→ **DATA FOR THIS EXERCISE**

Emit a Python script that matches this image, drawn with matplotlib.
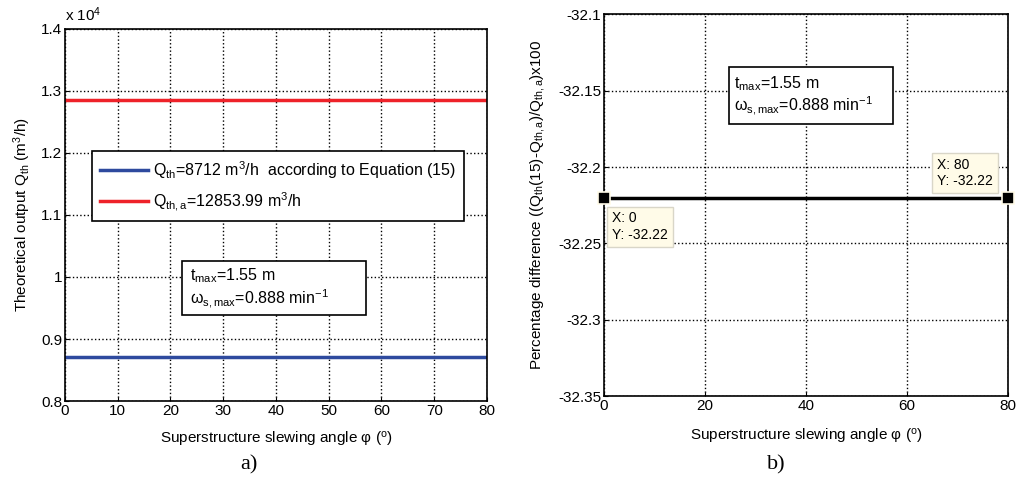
import matplotlib.pyplot as plt
from matplotlib.patches import Rectangle

plt.rcParams['font.family'] = 'Liberation Sans'
plt.rcParams['font.size'] = 11
plt.rcParams['mathtext.fontset'] = 'custom'
plt.rcParams['mathtext.rm'] = 'Liberation Sans'
plt.rcParams['mathtext.it'] = 'Liberation Sans:italic'
plt.rcParams['mathtext.default'] = 'rm'

# slewing angle (deg)
angle = [0, 80]
# theoretical output, x 10^4 m3/h
q_th = [0.8712, 0.8712]
q_th_a = [1.285399, 1.285399]
# percentage difference
pct_diff = [-32.22, -32.22]

xticks_a = [0, 10, 20, 30, 40, 50, 60, 70, 80]
yticks_a = [0.8, 0.9, 1.0, 1.1, 1.2, 1.3, 1.4]
yticklabels_a = ['0.8', '0.9', '1', '1.1', '1.2', '1.3', '1.4']
xticks_b = [0, 20, 40, 60, 80]
yticks_b = [-32.35, -32.3, -32.25, -32.2, -32.15, -32.1]
yticklabels_b = ['-32.35', '-32.3', '-32.25', '-32.2', '-32.15', '-32.1']

info = 't$_{max}$=1.55 m\n$\\omega_{s,max}$=0.888 min$^{-1}$'

fig = plt.figure(figsize=(10.23, 4.82), dpi=100)
ax1 = fig.add_axes([0.0635, 0.168, 0.4125, 0.772])
ax2 = fig.add_axes([0.5904, 0.178, 0.395, 0.7925])

for ax in (ax1, ax2):
    ax.grid(True, color='black', linestyle=':', linewidth=1.0)
    ax.tick_params(direction='in', length=3, colors='black', labelsize=11, pad=2)
    for s in ax.spines.values():
        s.set_linewidth(1.2)


def info_box(ax, x0, y0, x1, y1, tx):
    ax.add_patch(Rectangle((x0, y0), x1 - x0, y1 - y0, transform=ax.transAxes,
                           facecolor='white', edgecolor='black', linewidth=1.2, zorder=4))
    ax.text(tx, (y0 + y1) / 2, info, transform=ax.transAxes, fontsize=11.5,
            va='center', ha='left', linespacing=1.1, zorder=5)


# panel a
ax1.plot(angle, q_th, color='#2e4a9e', linewidth=2.5,
         label='Q$_{th}$=8712 m$^3$/h  according to Equation (15)')
ax1.plot(angle, q_th_a, color='#ee2229', linewidth=2.5,
         label='Q$_{th,a}$=12853.99 m$^3$/h')
ax1.set_xlim(0, 80)
ax1.set_ylim(0.8, 1.4)
ax1.set_xticks(xticks_a)
ax1.set_yticks(yticks_a)
ax1.set_yticklabels(yticklabels_a)
ax1.set_xlabel('Superstructure slewing angle φ ($^{\\rm o}$)', labelpad=9)
ax1.set_ylabel('Theoretical output Q$_{th}$ (m$^3$/h)', labelpad=6)
ax1.text(0.0, 1.012, 'x 10$^4$', transform=ax1.transAxes, fontsize=11,
         va='bottom', ha='left')
leg = ax1.legend(loc='upper left', bbox_to_anchor=(0.064, 0.672),
                 borderaxespad=0, fancybox=False, edgecolor='black', framealpha=1,
                 handlelength=3.0, handletextpad=0.3, borderpad=0.5,
                 labelspacing=0.6, fontsize=11.5)
leg.get_frame().set_linewidth(1.2)
info_box(ax1, 0.277, 0.231, 0.713, 0.376, 0.296)

# panel b
ax2.plot(angle, pct_diff, color='black', linewidth=2.5)
ax2.plot(angle, pct_diff, linestyle='none', marker='s', markersize=8,
         markerfacecolor='black', markeredgecolor='#fffbe8', markeredgewidth=1.2,
         clip_on=False, zorder=5)
ax2.set_xlim(0, 80)
ax2.set_ylim(-32.35, -32.1)
ax2.set_xticks(xticks_b)
ax2.set_yticks(yticks_b)
ax2.set_yticklabels(yticklabels_b)
ax2.set_xlabel('Superstructure slewing angle φ ($^{\\rm o}$)', labelpad=10)
ax2.set_ylabel('Percentage difference ((Q$_{th}$(15)-Q$_{th,a}$)/Q$_{th,a}$)x100', labelpad=8)
info_box(ax2, 0.309, 0.712, 0.715, 0.861, 0.322)
tip = dict(boxstyle='square,pad=0.35', facecolor='#fffbe8', edgecolor='#d9d6c8', linewidth=1.0)
ax2.annotate('X: %g\nY: %.2f' % (angle[0], pct_diff[0]), xy=(angle[0], pct_diff[0]),
             xytext=(6, -10), textcoords='offset points', fontsize=10,
             va='top', ha='left', bbox=tip)
ax2.annotate('X: %g\nY: %.2f' % (angle[1], pct_diff[1]), xy=(angle[1], pct_diff[1]),
             xytext=(-51, 7), textcoords='offset points', fontsize=10,
             va='bottom', ha='left', bbox=tip)

fig.text(0.243, 0.025, 'a)', family='Liberation Serif', fontsize=16, ha='center')
fig.text(0.759, 0.025, 'b)', family='Liberation Serif', fontsize=16, ha='center')

fig.savefig('out.png', dpi=100)
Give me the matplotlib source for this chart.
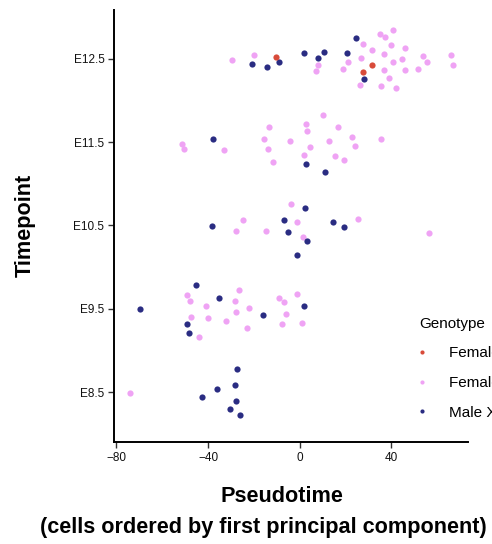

→ **CHALLENGE**
Print, exactly as written, the lines above from the first one to the one containing "s.set_linewidth(1.2)". Leave out pictures.

→ **SOLUTION TO THE PROBLEM**
Emit a Python script that matches this image, drawn with matplotlib.
import matplotlib.pyplot as plt
from matplotlib.patches import Rectangle

plt.rcParams['font.family'] = 'Liberation Sans'
plt.rcParams['font.size'] = 11
plt.rcParams['mathtext.fontset'] = 'custom'
plt.rcParams['mathtext.rm'] = 'Liberation Sans'
plt.rcParams['mathtext.it'] = 'Liberation Sans:italic'
plt.rcParams['mathtext.default'] = 'rm'

# slewing angle (deg)
angle = [0, 80]
# theoretical output, x 10^4 m3/h
q_th = [0.8712, 0.8712]
q_th_a = [1.285399, 1.285399]
# percentage difference
pct_diff = [-32.22, -32.22]

xticks_a = [0, 10, 20, 30, 40, 50, 60, 70, 80]
yticks_a = [0.8, 0.9, 1.0, 1.1, 1.2, 1.3, 1.4]
yticklabels_a = ['0.8', '0.9', '1', '1.1', '1.2', '1.3', '1.4']
xticks_b = [0, 20, 40, 60, 80]
yticks_b = [-32.35, -32.3, -32.25, -32.2, -32.15, -32.1]
yticklabels_b = ['-32.35', '-32.3', '-32.25', '-32.2', '-32.15', '-32.1']

info = 't$_{max}$=1.55 m\n$\\omega_{s,max}$=0.888 min$^{-1}$'

fig = plt.figure(figsize=(10.23, 4.82), dpi=100)
ax1 = fig.add_axes([0.0635, 0.168, 0.4125, 0.772])
ax2 = fig.add_axes([0.5904, 0.178, 0.395, 0.7925])

for ax in (ax1, ax2):
    ax.grid(True, color='black', linestyle=':', linewidth=1.0)
    ax.tick_params(direction='in', length=3, colors='black', labelsize=11, pad=2)
    for s in ax.spines.values():
        s.set_linewidth(1.2)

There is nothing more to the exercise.